Новая дипломатия становится базовой конфигурацией внешнеполитической деятельности России. Формальный альянс больше не является основной единицей международной политики. Значимыми становятся связи, устойчивые вне договоров, и координации, не требующие единой идеологии. Россия перестраивает модель присутствия не через декларации, а через воспроизводимые инфраструктуры: логистику, экспорт, технообмен, оборонное сопровождение и энергетическое сцепление.
Наблюдается переход от линейной проекции силы к модульному взаимодействию с регионами, не включёнными в западный порядок. Индия это не союзник, но стратегический партнер по созданию параллельной индустриальной логистики. Турция тоже не союзник, но канал влияния в зоне Чёрного и Средиземного морей. Латинская Америка не зона прямого контроля, но пространство для технологического обмена, финансовой диверсификации и энергетической кооперации. Эти связи формируются не в логике «или с нами, или против», а в логике гибкого сопряжения, где устойчивость важнее формата.
Если эта структура стабилизируется, то Россия формирует внешнюю сеть, способную компенсировать разрыв с евроатлантическими центрами. Это будет не блок, а распределённая архитектура суверенных связей, где доступ к рынкам, логистике и технологиям обеспечивается через договороспособность и техническую совместимость. Европа и США будут вынуждены учитывать эту сеть как фактор, который невозможно игнорировать.
Однако возможен и сценарий фрагментированной дипломатии. Россия поддерживает десятки направлений, но не выстраивает из них целостную структуру. Связи остаются точечными, кейсовыми, подменяют стратегию сетью откликов. Это ограничивает масштабируемость, но не отменяет участия. Такая модель работает в режиме удержания и устойчива в условиях давления.

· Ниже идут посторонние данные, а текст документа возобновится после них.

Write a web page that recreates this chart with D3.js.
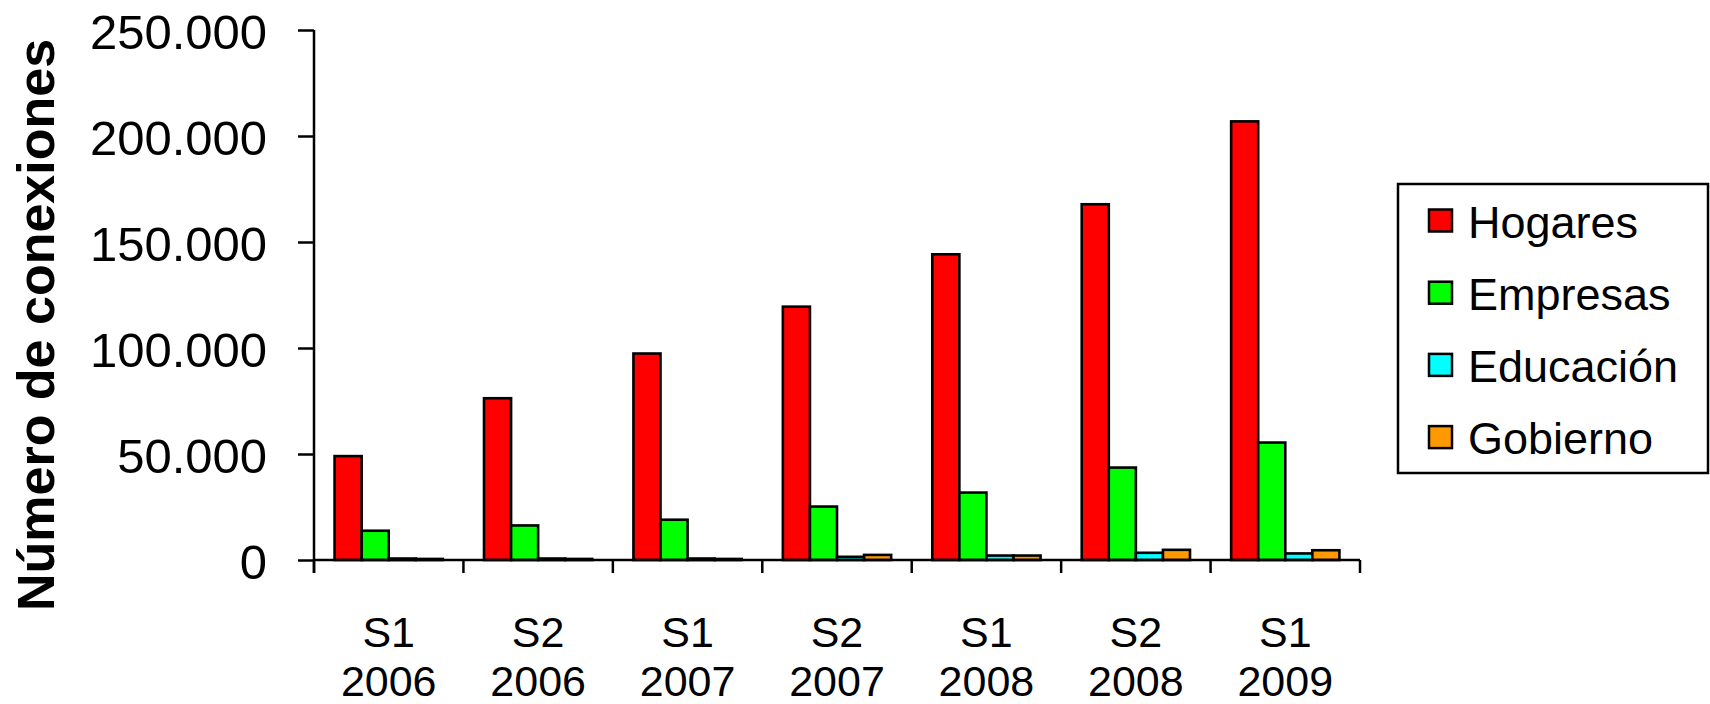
<!DOCTYPE html>
<html>
<head>
<meta charset="utf-8">
<script src="https://cdn.jsdelivr.net/npm/d3@7"></script>
<style>
  html, body { margin: 0; padding: 0; background: #fff; }
  svg { display: block; font-family: "Liberation Sans", Arial, sans-serif; }
</style>
</head>
<body>
<svg id="chart" width="1710" height="704"></svg>
<script>
// ---- data ----
const categories = ["S1 2006", "S2 2006", "S1 2007", "S2 2007", "S1 2008", "S2 2008", "S1 2009"];
const seriesNames = ["Hogares", "Empresas", "Educación", "Gobierno"];
const seriesColors = ["#FF0000", "#00FF00", "#00FFFF", "#FF9900"];
const hogares   = [49000, 76300, 97400, 119500, 144200, 167800, 206900];
const empresas  = [13800, 16300, 19000, 25200, 31800, 43600, 55400];
const educacion = [700, 700, 700, 1500, 2100, 3400, 3100];
const gobierno  = [500, 500, 500, 2400, 2100, 4800, 4600];
const yTicks = [0, 50000, 100000, 150000, 200000, 250000];
const yTitle = "Número de conexiones";

const seriesValues = [hogares, empresas, educacion, gobierno];

const svg = d3.select("#chart");

const x = d3.scaleBand().domain(categories).range([314, 1360]).paddingInner(0).paddingOuter(0);
const xs = d3.scaleBand().domain(seriesNames).range([0, x.bandwidth()]).paddingInner(0).paddingOuter(0.76);
const y = d3.scaleLinear().domain([0, 250000]).range([560, 30]);

const locale = d3.formatLocale({ decimal: ",", thousands: ".", grouping: [3], currency: ["", ""] });
const fmt = locale.format(",");

// ---- bars ----
const groups = svg.append("g").selectAll("g")
  .data(categories)
  .join("g")
  .attr("transform", d => `translate(${x(d)},0)`);

groups.selectAll("rect")
  .data((c, i) => seriesNames.map((s, k) => ({ s, k, v: seriesValues[k][i] })))
  .join("rect")
  .attr("x", d => xs(d.s))
  .attr("width", xs.bandwidth())
  .attr("y", d => y(d.v))
  .attr("height", d => y(0) - y(d.v))
  .attr("fill", d => seriesColors[d.k])
  .attr("stroke", "#000")
  .attr("stroke-width", 2.6);

// ---- y axis ----
const yAxis = svg.append("g")
  .attr("transform", `translate(${x.range()[0]},0)`)
  .call(d3.axisLeft(y).tickValues(yTicks).tickFormat(fmt).tickSize(16).tickSizeOuter(0).tickPadding(31));
yAxis.select(".domain").remove();
yAxis.selectAll(".tick line").attr("stroke", "#000").attr("stroke-width", 2.5);
yAxis.selectAll(".tick text")
  .attr("font-size", 49)
  .attr("fill", "#000")
  .attr("font-family", "Liberation Sans, Arial, sans-serif")
  .attr("dy", "0.37em");
svg.append("line")
  .attr("x1", x.range()[0]).attr("x2", x.range()[0])
  .attr("y1", y.range()[1]).attr("y2", y(0) + 13)
  .attr("stroke", "#000").attr("stroke-width", 2.5);

// ---- x axis ----
svg.append("line")
  .attr("x1", x.range()[0]).attr("x2", x.range()[1])
  .attr("y1", y(0)).attr("y2", y(0))
  .attr("stroke", "#000").attr("stroke-width", 2.5);
const boundaries = categories.map(c => x(c)).concat([x.range()[1]]);
svg.append("g").selectAll("line")
  .data(boundaries)
  .join("line")
  .attr("x1", d => d).attr("x2", d => d)
  .attr("y1", y(0)).attr("y2", y(0) + 13)
  .attr("stroke", "#000").attr("stroke-width", 2.5);

const xLabels = svg.append("g").selectAll("text")
  .data(categories)
  .join("text")
  .attr("text-anchor", "middle")
  .attr("font-size", 43)
  .attr("fill", "#000");
xLabels.each(function (d) {
  const parts = d.split(" ");
  const cx = x(d) + x.bandwidth() / 2;
  const t = d3.select(this);
  t.append("tspan").attr("x", cx).attr("y", y(0) + 87).text(parts[0]);
  t.append("tspan").attr("x", cx).attr("y", y(0) + 136).text(parts[1]);
});

// ---- y title ----
svg.append("text")
  .attr("transform", "translate(54,325) rotate(-90)")
  .attr("text-anchor", "middle")
  .attr("font-size", 52)
  .attr("font-weight", "bold")
  .attr("fill", "#000")
  .text(yTitle);

// ---- legend ----
const legend = svg.append("g");
legend.append("rect")
  .attr("x", 1398).attr("y", 184).attr("width", 310).attr("height", 289)
  .attr("fill", "#fff").attr("stroke", "#000").attr("stroke-width", 2.5);
const legRows = legend.selectAll("g.row")
  .data(seriesNames)
  .join("g")
  .attr("class", "row")
  .attr("transform", (d, i) => `translate(0,${220.5 + i * 72.2})`);
legRows.append("rect")
  .attr("x", 1429).attr("y", -11).attr("width", 23).attr("height", 22)
  .attr("fill", (d, i) => seriesColors[i])
  .attr("stroke", "#000").attr("stroke-width", 2.5);
legRows.append("text")
  .attr("x", 1468).attr("y", 17)
  .attr("font-size", 45)
  .attr("fill", "#000")
  .text(d => d);
</script>
</body>
</html>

Третий сценарий: формирование режима системного сдерживания со стороны Запада и попытка блокировки всей логики гибридной дипломатии. Вторичные санкции, давление на союзников, торговые ограничения и информационная война нацелены не на Россию как таковую, а на те страны, которые включены в новую конфигурацию. Здесь дипломатия уходит в режим скрытой инфраструктуры: расчёты, военные контракты, совместные производства, гуманитарные программы переводятся в полуоткрытый формат. Действие сохраняется, но становится менее публичным.
Однако реальное положение дел требует отказаться от термина «изоляция». Реальность формируется не через включённость в западные системы, а через способность действовать независимо от них. В этом режиме Россия больше не борется за доступ к центру, она меняет саму структуру в международных отношениях.